2. Add the folder 6-write-to-display to your workspace in VSCode and remove any other workshop folders you have open.

3. Press upload and check that you see different graphics demos on the display.

4. Combine the example with your previous code by copying ssd1306.py into your folder, then look at the code in main.py to see how you can use it. The easiest way is to use display.text() to print your sensor values on four separate lines.

Bonus: Play around with the code and try to make it display the data in a way you like. How about a live moisture graph?

7. Play sound

There is also anouther type of output in the kit - a speaker! It can for example be used to notify the user if the moisture level gets too low.

1. Disconnect the USB cable and wire up the speaker module as follows (no need to remove the light sensor or the display though). You will need to use the long cable that has a white connector in one end and connect to the board using three of the jumper wires. Sorry, the store did not have the right cable ¯\_(ツ)_/¯.

   Main board	Speaker cable	Speaker module
   5V	Red	VDD
   GND	Black	GND
   26	Yellow	SIG

   

2. Add the folder 7-play-sound to your workspace in VSCode and remove any other workshop folders you have open.

3. Press upload and check that you hear a sound demo play once.

4. Combine the example with your previous code by copying speaker.py into your folder, then look at the code in main.py to see how you can use it. One simple way would be to play a short tone every time the moisture sensor reads a value below a certain level.

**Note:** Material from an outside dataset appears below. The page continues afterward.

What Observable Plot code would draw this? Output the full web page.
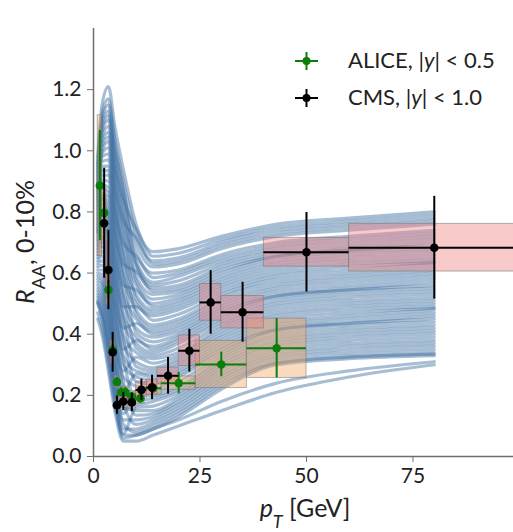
<!DOCTYPE html>
<html><head><meta charset="utf-8">
<script src="https://cdn.jsdelivr.net/npm/d3@7"></script>
<script src="https://cdn.jsdelivr.net/npm/@observablehq/plot@0.6"></script>
<style>
body{margin:0;background:#fff;}
#chart svg g[aria-label$="tick"]{stroke:#6e6e6e;}
</style>
</head><body><div id="chart"></div>
<script>
// model curves: R_AA values at these pT knots (GeV)
const knots = [1, 2, 3.5, 5, 7, 10, 14, 20, 30, 43, 60, 80];
const curves = [
  [0.45,0.40,0.28,0.15,0.05,0.05,0.07,0.10,0.15,0.21,0.26,0.30],
  [0.47,0.42,0.30,0.17,0.07,0.07,0.09,0.12,0.18,0.24,0.28,0.31],
  [0.50,0.45,0.33,0.19,0.06,0.07,0.09,0.13,0.22,0.30,0.32,0.33],
  [0.51,0.47,0.36,0.22,0.09,0.09,0.11,0.15,0.24,0.31,0.33,0.34],
  [0.53,0.50,0.39,0.25,0.12,0.12,0.13,0.17,0.26,0.33,0.35,0.36],
  [0.55,0.53,0.43,0.29,0.16,0.15,0.15,0.19,0.28,0.35,0.37,0.38],
  [0.57,0.56,0.46,0.32,0.19,0.17,0.18,0.21,0.30,0.37,0.39,0.40],
  [0.59,0.58,0.50,0.36,0.23,0.20,0.20,0.23,0.32,0.39,0.41,0.42],
  [0.61,0.61,0.53,0.39,0.26,0.23,0.22,0.26,0.34,0.41,0.43,0.44],
  [0.63,0.64,0.57,0.43,0.30,0.26,0.25,0.28,0.36,0.42,0.44,0.46],
  [0.65,0.67,0.60,0.47,0.33,0.28,0.27,0.30,0.38,0.44,0.46,0.48],
  [0.67,0.70,0.64,0.50,0.37,0.31,0.29,0.32,0.40,0.46,0.48,0.49],
  [0.69,0.72,0.67,0.54,0.40,0.34,0.32,0.34,0.42,0.48,0.50,0.51],
  [0.71,0.75,0.71,0.57,0.44,0.37,0.34,0.37,0.44,0.50,0.52,0.53],
  [0.73,0.78,0.74,0.61,0.47,0.39,0.36,0.39,0.46,0.52,0.54,0.55],
  [0.74,0.81,0.78,0.64,0.51,0.42,0.39,0.41,0.48,0.53,0.55,0.57],
  [0.76,0.84,0.81,0.68,0.54,0.45,0.41,0.43,0.50,0.55,0.57,0.59],
  [0.78,0.86,0.85,0.72,0.58,0.48,0.43,0.45,0.52,0.57,0.59,0.61],
  [0.80,0.89,0.88,0.75,0.61,0.50,0.46,0.48,0.54,0.59,0.61,0.63],
  [0.82,0.92,0.92,0.79,0.65,0.53,0.48,0.50,0.56,0.61,0.63,0.64],
  [0.84,0.95,0.95,0.82,0.68,0.56,0.50,0.52,0.58,0.63,0.65,0.66],
  [0.86,0.98,0.99,0.86,0.72,0.59,0.53,0.54,0.60,0.65,0.67,0.68],
  [0.88,1.00,1.03,0.89,0.76,0.62,0.55,0.56,0.62,0.66,0.68,0.70],
  [0.90,1.03,1.06,0.93,0.79,0.64,0.57,0.59,0.64,0.68,0.70,0.72],
  [0.92,1.06,1.10,0.96,0.83,0.67,0.60,0.61,0.66,0.70,0.72,0.74],
  [0.94,1.09,1.13,1.00,0.86,0.70,0.62,0.63,0.68,0.72,0.74,0.76],
  [0.96,1.12,1.17,1.04,0.90,0.73,0.64,0.65,0.70,0.74,0.76,0.78],
  [0.98,1.15,1.21,1.08,0.94,0.76,0.67,0.68,0.72,0.76,0.78,0.80],
  [0.505,0.46,0.345,0.205,0.075,0.16,0.165,0.20,0.29,0.36,0.38,0.39],
  [0.52,0.485,0.375,0.235,0.105,0.08,0.10,0.14,0.23,0.305,0.325,0.335],
  [0.54,0.515,0.41,0.27,0.14,0.215,0.21,0.245,0.33,0.40,0.42,0.43],
  [0.56,0.545,0.445,0.305,0.175,0.105,0.12,0.16,0.25,0.32,0.34,0.35],
  [0.58,0.57,0.48,0.34,0.21,0.27,0.26,0.29,0.37,0.43,0.45,0.47],
  [0.60,0.595,0.515,0.375,0.245,0.135,0.14,0.18,0.27,0.34,0.36,0.37],
  [0.62,0.625,0.55,0.41,0.28,0.325,0.305,0.33,0.41,0.47,0.49,0.50],
  [0.64,0.655,0.585,0.45,0.315,0.185,0.19,0.22,0.31,0.38,0.40,0.41],
  [0.66,0.685,0.62,0.485,0.35,0.38,0.35,0.38,0.45,0.51,0.53,0.54],
  [0.68,0.71,0.655,0.52,0.385,0.245,0.235,0.27,0.35,0.415,0.435,0.45],
  [0.70,0.735,0.69,0.555,0.42,0.435,0.40,0.42,0.49,0.54,0.56,0.58],
  [0.72,0.765,0.725,0.59,0.455,0.295,0.28,0.31,0.39,0.45,0.47,0.485],
  [0.735,0.795,0.76,0.625,0.49,0.49,0.445,0.465,0.53,0.58,0.60,0.62],
  [0.75,0.825,0.795,0.66,0.525,0.355,0.33,0.355,0.43,0.49,0.51,0.52],
  [0.77,0.85,0.83,0.70,0.56,0.545,0.49,0.51,0.57,0.62,0.64,0.65],
  [0.79,0.875,0.865,0.735,0.595,0.405,0.375,0.40,0.47,0.525,0.545,0.56],
  [0.81,0.905,0.90,0.77,0.63,0.605,0.54,0.55,0.61,0.655,0.675,0.69],
  [0.83,0.935,0.935,0.805,0.665,0.465,0.42,0.44,0.51,0.56,0.58,0.60],
  [0.85,0.965,0.97,0.84,0.70,0.655,0.585,0.60,0.65,0.69,0.71,0.73],
  [0.87,0.99,1.01,0.875,0.74,0.515,0.47,0.49,0.55,0.60,0.62,0.635],
  [0.89,1.015,1.045,0.91,0.775,0.715,0.63,0.64,0.69,0.73,0.75,0.77],
  [0.91,1.045,1.08,0.945,0.81,0.575,0.515,0.53,0.59,0.64,0.66,0.67],
  [0.93,1.075,1.115,0.98,0.845,0.745,0.655,0.665,0.71,0.75,0.77,0.79],
  [0.95,1.105,1.15,1.02,0.88,0.63,0.56,0.575,0.63,0.67,0.69,0.71]
];

// ALICE D0, |y| < 0.5
const aliceLo   = [1, 2, 3, 4, 5, 6, 7, 8, 10, 12, 16, 24, 36];
const aliceHi   = [2, 3, 4, 5, 6, 7, 8, 10, 12, 16, 24, 36, 50];
const alicePt   = [1.5, 2.5, 3.5, 4.5, 5.5, 6.5, 7.5, 9, 11, 14, 20, 30, 43];
const aliceRaa  = [0.886, 0.797, 0.545, 0.348, 0.244, 0.210, 0.210, 0.196, 0.190, 0.223, 0.240, 0.301, 0.354];
const aliceStat = [0.180, 0.060, 0.030, 0.020, 0.015, 0.015, 0.015, 0.012, 0.015, 0.015, 0.035, 0.040, 0.097];
const aliceSyst = [0.230, 0.080, 0.050, 0.030, 0.020, 0.018, 0.018, 0.017, 0.017, 0.020, 0.022, 0.077, 0.097];

// CMS D0, |y| < 1.0
const cmsLo   = [2, 3, 4, 5, 6, 8, 10, 12.5, 15, 20, 25, 30, 40, 60];
const cmsHi   = [3, 4, 5, 6, 8, 10, 12.5, 15, 20, 25, 30, 40, 60, 100];
const cmsPt   = [2.5, 3.5, 4.5, 5.5, 7, 9, 11.25, 13.75, 17.5, 22.5, 27.5, 35, 50, 80];
const cmsRaa  = [0.763, 0.610, 0.341, 0.168, 0.180, 0.177, 0.218, 0.226, 0.264, 0.346, 0.504, 0.472, 0.668, 0.683];
const cmsStat = [0.180, 0.130, 0.065, 0.030, 0.030, 0.030, 0.035, 0.040, 0.060, 0.070, 0.104, 0.098, 0.130, 0.168];
const cmsSyst = [0.080, 0.090, 0.040, 0.020, 0.020, 0.020, 0.025, 0.025, 0.027, 0.050, 0.060, 0.053, 0.047, 0.078];

const xTicks = [0, 25, 50, 75];
const yTicks = [0.0, 0.2, 0.4, 0.6, 0.8, 1.0, 1.2];

const curveRows = curves.flatMap((c, i) => c.map((v, j) => ({id: i, pt: knots[j], raa: v})));
const alice = alicePt.map((p, i) => ({pt: p, lo: aliceLo[i], hi: aliceHi[i], raa: aliceRaa[i], stat: aliceStat[i], syst: aliceSyst[i]}));
const cms = cmsPt.map((p, i) => ({pt: p, lo: cmsLo[i], hi: cmsHi[i], raa: cmsRaa[i], stat: cmsStat[i], syst: cmsSyst[i]}));

const GREEN = "#0a7d0a";
const font = "Lato, 'DejaVu Sans', sans-serif";

const plot = Plot.plot({
  width: 513, height: 532,
  marginLeft: 93, marginRight: 0, marginTop: 28, marginBottom: 76,
  style: {fontFamily: font, fontSize: "21px", color: "#222", background: "white"},
  x: {domain: [0, 98.6]},
  y: {domain: [0, 1.4]},
  marks: [
    Plot.line(curveRows, {x: "pt", y: "raa", z: "id", stroke: "#3c6ca0", strokeOpacity: 0.45, strokeWidth: 3.2, curve: "monotone-x"}),
    Plot.rect(alice, {x1: "lo", x2: "hi", y1: d => d.raa - d.syst, y2: d => d.raa + d.syst, fill: "sandybrown", fillOpacity: 0.4, stroke: "#777", strokeOpacity: 0.55, strokeWidth: 1, clip: true}),
    Plot.rect(cms, {x1: "lo", x2: "hi", y1: d => d.raa - d.syst, y2: d => d.raa + d.syst, fill: "lightcoral", fillOpacity: 0.42, stroke: "#777", strokeOpacity: 0.55, strokeWidth: 1, clip: true}),
    Plot.ruleX(alice, {x: "pt", y1: d => d.raa - d.stat, y2: d => d.raa + d.stat, stroke: GREEN, strokeWidth: 2}),
    Plot.ruleY(alice, {y: "raa", x1: "lo", x2: "hi", stroke: GREEN, strokeWidth: 2}),
    Plot.dot(alice, {x: "pt", y: "raa", r: 4.3, fill: GREEN}),
    Plot.ruleX(cms, {x: "pt", y1: d => d.raa - d.stat, y2: d => d.raa + d.stat, stroke: "black", strokeWidth: 2}),
    Plot.ruleY(cms, {y: "raa", x1: "lo", x2: "hi", stroke: "black", strokeWidth: 2, clip: true}),
    Plot.dot(cms, {x: "pt", y: "raa", r: 4.3, fill: "black"}),
    Plot.ruleX([0], {stroke: "#6e6e6e", strokeWidth: 1.5}),
    Plot.ruleY([0], {stroke: "#6e6e6e", strokeWidth: 1.5}),
    Plot.axisX({ticks: xTicks, tickSize: 6, tickPadding: 6, label: null, fontSize: 21}),
    Plot.axisY({ticks: yTicks, tickSize: 6, tickPadding: 6, tickFormat: d3.format(".1f"), label: null, fontSize: 21})
  ]
});

const svg = d3.select(plot);
// axis titles
const yl = svg.append("text")
  .attr("transform", "translate(34,242) rotate(-90)")
  .attr("text-anchor", "middle")
  .style("font-family", font).style("font-size", "25px").attr("fill", "#222");
yl.append("tspan").style("font-style", "italic").text("R");
yl.append("tspan").attr("baseline-shift", "sub").style("font-size", "18px").text("AA");
yl.append("tspan").text(", 0-10%");

const xl = svg.append("text")
  .attr("x", 305).attr("y", 517)
  .attr("text-anchor", "middle")
  .style("font-family", font).style("font-size", "25px").attr("fill", "#222");
xl.append("tspan").style("font-style", "italic").text("p");
xl.append("tspan").attr("baseline-shift", "sub").style("font-size", "18px").style("font-style", "italic").text("T");
xl.append("tspan").text(" [GeV]");

// legend
const legend = [
  {label: "ALICE", rap: "0.5", color: GREEN, y: 61},
  {label: "CMS", rap: "1.0", color: "black", y: 98}
];
legend.forEach(d => {
  const g = svg.append("g");
  g.append("line").attr("x1", 295).attr("x2", 318).attr("y1", d.y).attr("y2", d.y).attr("stroke", d.color).attr("stroke-width", 2);
  g.append("line").attr("x1", 306.5).attr("x2", 306.5).attr("y1", d.y - 9).attr("y2", d.y + 9).attr("stroke", d.color).attr("stroke-width", 2);
  g.append("circle").attr("cx", 306.5).attr("cy", d.y).attr("r", 4).attr("fill", d.color);
  const t = g.append("text").attr("x", 348).attr("y", d.y + 7)
    .attr("text-anchor", "start")
    .style("font-family", font).style("font-size", "22px").attr("fill", "#222");
  t.append("tspan").text(d.label + ", |");
  t.append("tspan").style("font-style", "italic").text("y");
  t.append("tspan").text("| < " + d.rap);
});

document.getElementById("chart").appendChild(plot);
</script>
</body></html>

Bonus: Play around with the code and try to make a good warning sound that is not too annoying to your future self (or your fellow workshop participants).

8. Combine Everything

That's it, you are now a certified IoT hardware maker! The final step of this workshop, if you have not done so already, is to combine all the examples so that the board can:

• Connect to AllThingsTalk
• Read soil moisture, temperature and humidity from the sensors
• Read ambient light level from the external sensor
• Display that data on the display
• Send that data to AllThingsTalk
• Play a sound if the plant needs attention

You can, for example, start by saving a copy of the counter example from step 3, then copy and paste code from the display example until you can see the sensor values on the display, then continue to also add in the other examples.

If you want some hints, there is also an example of how you might do this in 8-combine-everything. Just put in your wifi settings, device_id and device_token in config.py like before and upload.

Hints for further improvement

The provided example works fine in most cases, but does have some deliberate limitations for you to work on. For example;

• The display printout could look better.
• The code that sends data to AllThingsTalk does not check for errors.
• There also is no code for receiving data from cloud. You could for example set a threshold level in cloud and send it to the device.